__Supplied data__

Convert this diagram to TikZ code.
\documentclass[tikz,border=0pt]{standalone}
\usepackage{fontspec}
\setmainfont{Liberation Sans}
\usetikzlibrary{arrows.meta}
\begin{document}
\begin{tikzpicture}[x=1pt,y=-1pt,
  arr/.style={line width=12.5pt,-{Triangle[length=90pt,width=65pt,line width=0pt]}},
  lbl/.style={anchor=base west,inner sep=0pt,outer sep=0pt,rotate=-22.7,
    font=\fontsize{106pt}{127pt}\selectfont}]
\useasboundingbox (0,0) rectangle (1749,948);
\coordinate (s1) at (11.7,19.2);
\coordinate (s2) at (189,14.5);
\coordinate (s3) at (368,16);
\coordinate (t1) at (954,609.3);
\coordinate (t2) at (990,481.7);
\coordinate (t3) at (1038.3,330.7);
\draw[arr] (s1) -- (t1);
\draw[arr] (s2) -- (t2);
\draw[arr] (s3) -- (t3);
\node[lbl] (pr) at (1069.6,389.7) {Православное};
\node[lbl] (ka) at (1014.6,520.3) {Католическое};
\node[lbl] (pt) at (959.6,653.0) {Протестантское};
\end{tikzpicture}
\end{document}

==

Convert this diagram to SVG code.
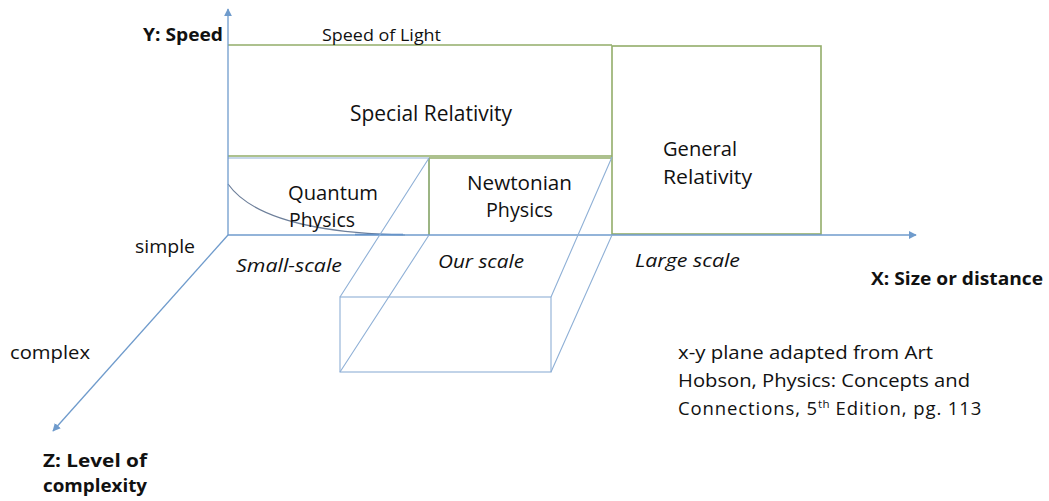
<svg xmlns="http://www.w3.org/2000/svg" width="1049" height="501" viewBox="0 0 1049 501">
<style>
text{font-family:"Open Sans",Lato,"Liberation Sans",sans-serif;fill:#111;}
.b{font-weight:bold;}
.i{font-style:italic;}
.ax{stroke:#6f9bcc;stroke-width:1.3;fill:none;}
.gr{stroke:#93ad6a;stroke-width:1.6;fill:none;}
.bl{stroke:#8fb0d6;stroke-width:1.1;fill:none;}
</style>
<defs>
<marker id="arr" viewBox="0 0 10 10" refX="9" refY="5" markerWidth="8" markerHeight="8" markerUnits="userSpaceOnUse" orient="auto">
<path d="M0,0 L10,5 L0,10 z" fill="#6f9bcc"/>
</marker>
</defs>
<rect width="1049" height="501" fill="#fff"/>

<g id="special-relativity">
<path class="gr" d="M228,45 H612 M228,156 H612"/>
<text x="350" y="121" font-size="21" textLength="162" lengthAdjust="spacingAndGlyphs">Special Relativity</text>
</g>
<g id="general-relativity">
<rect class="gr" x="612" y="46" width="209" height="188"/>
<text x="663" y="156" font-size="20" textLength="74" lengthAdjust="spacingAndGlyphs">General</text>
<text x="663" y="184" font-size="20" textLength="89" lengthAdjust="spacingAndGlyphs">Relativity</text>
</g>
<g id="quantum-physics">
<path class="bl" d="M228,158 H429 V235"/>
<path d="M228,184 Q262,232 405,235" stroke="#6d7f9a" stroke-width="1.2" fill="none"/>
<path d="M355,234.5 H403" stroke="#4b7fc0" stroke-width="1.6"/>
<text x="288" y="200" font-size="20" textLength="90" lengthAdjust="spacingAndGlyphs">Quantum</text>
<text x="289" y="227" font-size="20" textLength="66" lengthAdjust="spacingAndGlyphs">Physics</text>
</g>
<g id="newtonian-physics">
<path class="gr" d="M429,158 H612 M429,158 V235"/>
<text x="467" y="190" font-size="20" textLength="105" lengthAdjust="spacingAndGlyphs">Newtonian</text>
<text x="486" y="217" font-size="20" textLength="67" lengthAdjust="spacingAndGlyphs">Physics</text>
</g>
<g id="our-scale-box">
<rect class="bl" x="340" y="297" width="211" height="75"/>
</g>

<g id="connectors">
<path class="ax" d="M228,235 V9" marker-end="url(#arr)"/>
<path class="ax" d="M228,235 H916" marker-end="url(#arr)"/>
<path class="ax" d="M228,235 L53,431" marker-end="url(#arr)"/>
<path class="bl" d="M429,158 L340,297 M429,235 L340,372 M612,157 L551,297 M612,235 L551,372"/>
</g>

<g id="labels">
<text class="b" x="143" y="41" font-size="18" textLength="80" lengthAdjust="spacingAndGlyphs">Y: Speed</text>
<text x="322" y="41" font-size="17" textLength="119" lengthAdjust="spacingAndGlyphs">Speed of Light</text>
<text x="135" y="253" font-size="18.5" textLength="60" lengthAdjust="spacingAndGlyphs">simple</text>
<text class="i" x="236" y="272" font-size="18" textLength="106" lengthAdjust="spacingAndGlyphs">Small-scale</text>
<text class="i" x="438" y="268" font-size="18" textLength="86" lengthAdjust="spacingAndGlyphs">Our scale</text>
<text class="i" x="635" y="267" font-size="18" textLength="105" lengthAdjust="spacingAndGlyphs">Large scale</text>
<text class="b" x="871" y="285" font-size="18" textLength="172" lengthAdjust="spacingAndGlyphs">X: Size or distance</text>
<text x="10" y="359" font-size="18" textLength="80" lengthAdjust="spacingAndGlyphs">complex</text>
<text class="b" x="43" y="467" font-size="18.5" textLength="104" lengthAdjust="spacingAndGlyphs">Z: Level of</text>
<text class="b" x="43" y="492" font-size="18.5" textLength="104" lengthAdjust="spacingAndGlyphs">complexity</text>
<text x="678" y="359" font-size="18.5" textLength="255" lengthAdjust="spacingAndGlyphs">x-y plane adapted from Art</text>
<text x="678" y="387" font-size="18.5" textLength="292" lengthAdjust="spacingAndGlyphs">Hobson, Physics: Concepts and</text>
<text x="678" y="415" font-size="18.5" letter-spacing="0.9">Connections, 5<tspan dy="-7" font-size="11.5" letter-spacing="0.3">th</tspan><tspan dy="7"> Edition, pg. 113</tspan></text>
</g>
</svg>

__Instruction__
List every line above containing the word "code".

__Reply__
Convert this diagram to TikZ code.
Convert this diagram to SVG code.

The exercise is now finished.